## To do
Determine how many lines below hold the string "this". Reply with the number alone.

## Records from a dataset

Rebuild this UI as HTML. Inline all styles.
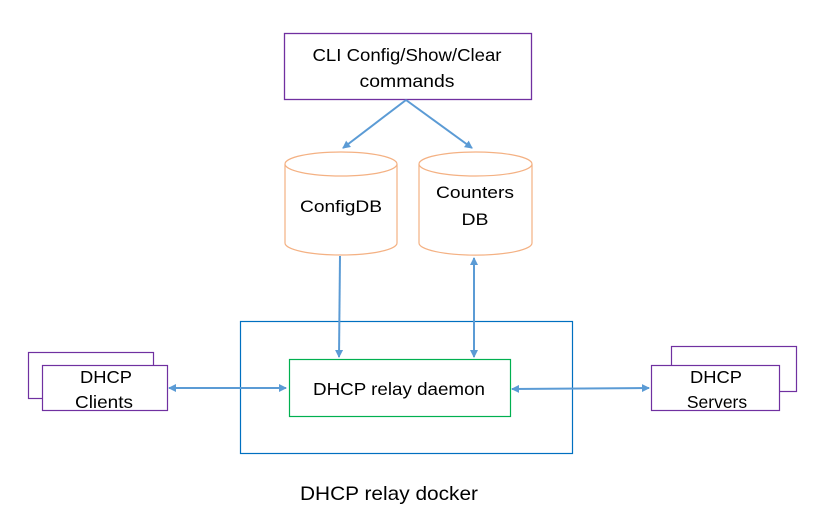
<!DOCTYPE html>
<html><head><style>body{margin:0;background:#fff}svg{display:block}text{font-family:"Liberation Sans",sans-serif;fill:#000}</style></head>
<body>
<svg width="840" height="515" viewBox="0 0 840 515" xmlns="http://www.w3.org/2000/svg">
<defs>
<marker id="a" markerWidth="8" markerHeight="8" refX="7" refY="4" orient="auto-start-reverse" markerUnits="userSpaceOnUse"><path d="M0,0 L8,4 L0,8 z" fill="#5b9bd5"/></marker>
</defs>
<rect x="284.5" y="33.5" width="247" height="66" fill="#fff" stroke="#7030a0" stroke-width="1.3"/>
<text x="407" y="61" font-size="17.5" text-anchor="middle" textLength="189" lengthAdjust="spacingAndGlyphs">CLI Config/Show/Clear</text>
<text x="407" y="87" font-size="17.5" text-anchor="middle" textLength="95" lengthAdjust="spacingAndGlyphs">commands</text>
<g stroke="#5b9bd5" stroke-width="2" fill="none">
<line x1="406" y1="100" x2="343" y2="148" marker-end="url(#a)"/>
<line x1="406" y1="100" x2="472" y2="148" marker-end="url(#a)"/>
</g>
<g fill="#fff" stroke="#f4b183" stroke-width="1.2">
<path d="M285,164 L285,243 A56,12 0 0 0 397,243 L397,164"/>
<ellipse cx="341" cy="164" rx="56" ry="12"/>
<path d="M419,164 L419,243 A56,12 0 0 0 532,243 L532,164"/>
<ellipse cx="475.5" cy="164" rx="56.5" ry="12"/>
</g>
<text x="341" y="212" font-size="16.5" text-anchor="middle" textLength="82" lengthAdjust="spacingAndGlyphs">ConfigDB</text>
<text x="475" y="198" font-size="16.5" text-anchor="middle" textLength="78" lengthAdjust="spacingAndGlyphs">Counters</text>
<text x="475" y="225" font-size="16.5" text-anchor="middle" textLength="27" lengthAdjust="spacingAndGlyphs">DB</text>
<rect x="240.5" y="321.5" width="332" height="132" fill="none" stroke="#0070c0" stroke-width="1.2"/>
<rect x="289.5" y="359.5" width="221" height="57" fill="#fff" stroke="#00b050" stroke-width="1.2"/>
<text x="399" y="395" font-size="17.5" text-anchor="middle" textLength="172" lengthAdjust="spacingAndGlyphs">DHCP relay daemon</text>
<g stroke="#5b9bd5" stroke-width="2" fill="none">
<line x1="340" y1="256" x2="339" y2="357" marker-end="url(#a)"/>
<line x1="474" y1="258" x2="474" y2="357" marker-start="url(#a)" marker-end="url(#a)"/>
<line x1="169" y1="388" x2="286" y2="388" marker-start="url(#a)" marker-end="url(#a)"/>
<line x1="512" y1="389" x2="649" y2="388" marker-start="url(#a)" marker-end="url(#a)"/>
</g>
<rect x="28.5" y="352.5" width="125" height="46" fill="#fff" stroke="#7030a0" stroke-width="1.2"/>
<rect x="42.5" y="365.5" width="125" height="45" fill="#fff" stroke="#7030a0" stroke-width="1.2"/>
<text x="106" y="383" font-size="17.5" text-anchor="middle" textLength="52" lengthAdjust="spacingAndGlyphs">DHCP</text>
<text x="104" y="408" font-size="17.5" text-anchor="middle" textLength="58" lengthAdjust="spacingAndGlyphs">Clients</text>
<rect x="671.5" y="346.5" width="125" height="45" fill="#fff" stroke="#7030a0" stroke-width="1.2"/>
<rect x="651.5" y="365.5" width="128" height="45" fill="#fff" stroke="#7030a0" stroke-width="1.2"/>
<text x="716" y="383" font-size="17.5" text-anchor="middle" textLength="52" lengthAdjust="spacingAndGlyphs">DHCP</text>
<text x="717" y="408" font-size="17.5" text-anchor="middle">Servers</text>
<text x="389" y="500" font-size="19.5" text-anchor="middle" textLength="178" lengthAdjust="spacingAndGlyphs">DHCP relay docker</text>
</svg>
</body></html>
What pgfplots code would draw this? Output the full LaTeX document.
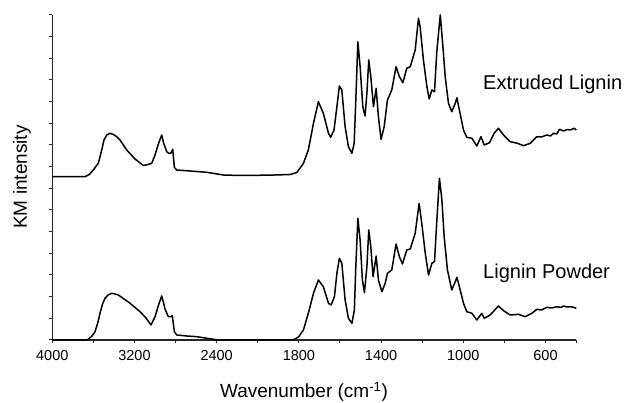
\documentclass[border=0pt]{standalone}
\usepackage{fontspec}
\setmainfont{Liberation Sans}
\usepackage{pgfplots}
\pgfplotsset{compat=1.18}
\begin{document}
\begin{tikzpicture}
\begin{axis}[
  scale only axis, width=524pt, height=325pt,
  at={(0,0)}, anchor=south west,
  xmin=0, xmax=12.75, ymin=0, ymax=325,
  axis lines*=left,
  axis line style={black!85, line width=1.1pt},
  x filter/.expression={x>=2000 ? (4000-x)/400 : 5+(2000-x)/200},
  xtick={0,2,4,6,8,10,12},
  xticklabels={4000,3200,2400,1800,1400,1000,600},
  minor xtick={1,3,5,7,9,11,12.75},
  ytick={0,21.6667,43.3333,65,86.6667,108.3333,130,151.6667,173.3333,195,216.6667,238.3333,260,281.6667,303.3333,325},
  yticklabels={,,,,,,,,,,,,,,,,},
  tick align=outside,
  major tick length=3pt, minor tick length=3pt,
  every tick/.style={black!85, line width=1pt},
  xticklabel style={font=\fontsize{14.5}{17}\selectfont, yshift=-3.5pt},
  /pgf/number format/assume math mode=true,
  clip=false,
]
\addplot[black, line width=1.5pt, line join=round] coordinates {
(4000,163.3) (3682,163.3) (3640,165.5) (3601,170) (3552,176.7) (3519,190) (3497,200) (3470,205) (3438,206.7) (3405,205.5) (3373,203.3) (3341,200) (3276,190) (3195,181) (3114,174.5) (3068,175.5) (3032,176.7) (3000,185) (2971,195) (2935,205) (2917,197) (2886,188.3) (2864,186.5) (2844,187) (2828,190.7) (2812,172.5) (2789,170) (2659,169) (2497,167.7) (2335,165) (2172,164.5) (2000,164.7) (1916,165) (1843,165.5) (1810,167.5) (1794,172) (1778,176.7) (1754,190) (1729,216.7) (1705,238.3) (1681,226.7) (1656,206.7) (1645,202.7) (1629,210) (1615,233.3) (1603,254) (1591,250) (1575,213.3) (1559,193.3) (1542,186.7) (1531,196.7) (1523,240) (1513,298.3) (1502,273.3) (1489,233.3) (1478,224) (1469,246.7) (1460,280) (1450,263.3) (1437,233.3) (1424,251.7) (1413,223.3) (1400,200.7) (1385,213.3) (1369,240) (1348,250) (1327,273.3) (1311,263.3) (1294,257.3) (1275,271.7) (1258,273.3) (1234,290) (1218,321.7) (1210,313.3) (1194,280) (1177,253.3) (1166,241) (1153,250) (1140,248.3) (1129,288) (1112,325) (1099,293.3) (1088,263.3) (1072,236.7) (1056,228.3) (1039,236.7) (1031,242.3) (1019,230) (999,210) (983,202.7) (958,201.7) (934,194) (914,203.3) (898,195) (872,197.3) (850,206.7) (829,211.7) (804,205) (772,198.3) (736,196.7) (707,194.3) (674,196.7) (642,203.3) (620,203) (593,205) (575,204) (561,206.7) (545,206) (532,210.7) (512,209) (495,210.5) (480,210) (460,211.7) (450,210)
};
\addplot[black, line width=1.5pt, line join=round] coordinates {
(4000,0) (3660,0) (3613,4) (3584,8.3) (3555,18) (3536,26.7) (3511,36) (3487,41.7) (3458,45) (3422,46.7) (3390,46) (3357,45) (3302,41) (3243,36.7) (3146,28.3) (3088,22) (3039,15) (3000,23.3) (2966,35) (2935,44) (2919,38) (2903,31) (2871,23.3) (2844,23.3) (2832,24.5) (2812,8.3) (2789,5) (2691,4) (2594,3.3) (2513,2) (2432,0.7) (2387,0) (1843,0) (1823,0.5) (1802,3) (1778,10) (1754,26.7) (1729,46.7) (1705,60) (1681,53.3) (1656,36.7) (1643,35) (1627,43.3) (1615,66.7) (1603,81.7) (1591,76.7) (1575,40) (1559,21.7) (1542,16.7) (1530,30) (1523,73.3) (1513,121.7) (1502,100) (1491,60) (1481,47.3) (1469,73.3) (1460,110) (1450,93.3) (1439,63.3) (1424,84) (1413,60) (1396,48.3) (1380,56.7) (1369,66.7) (1348,70) (1327,96) (1311,83.3) (1296,76) (1275,90) (1258,91) (1234,106.7) (1215,136.7) (1202,116.7) (1185,86.7) (1169,65) (1153,76.7) (1140,78.5) (1129,118.3) (1116,161.7) (1104,140) (1093,103.3) (1077,70) (1056,50) (1039,58.3) (1031,62.7) (1019,53.3) (999,36.7) (983,28.3) (958,26.7) (934,20) (910,26.7) (898,21.7) (869,25) (829,34) (804,29.3) (772,25) (731,25.7) (699,23.3) (666,26.7) (642,30.7) (620,30) (593,32.7) (570,32) (544,33.3) (525,32.5) (512,34) (495,33) (480,33.3) (465,32.8) (450,31.7)
};
\end{axis}
\node[rotate=90, anchor=base, inner sep=0pt, font=\fontsize{19}{22}\selectfont] at (-25.3pt,163pt) {KM intensity};
\node[anchor=base, inner sep=0pt, font=\fontsize{19}{22}\selectfont] at (251.7pt,-58pt) {Wavenumber (cm\textsuperscript{-1})};
\node[anchor=base west, inner sep=0pt, font=\fontsize{20}{24}\selectfont] at (430.7pt,250pt) {Extruded Lignin};
\node[anchor=base west, inner sep=0pt, font=\fontsize{20}{24}\selectfont] at (430.7pt,61.7pt) {Lignin Powder};
\pgfresetboundingbox
\useasboundingbox (-52.3pt,-63pt) rectangle (572.7pt,340pt);
\end{tikzpicture}
\end{document}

## Task response
2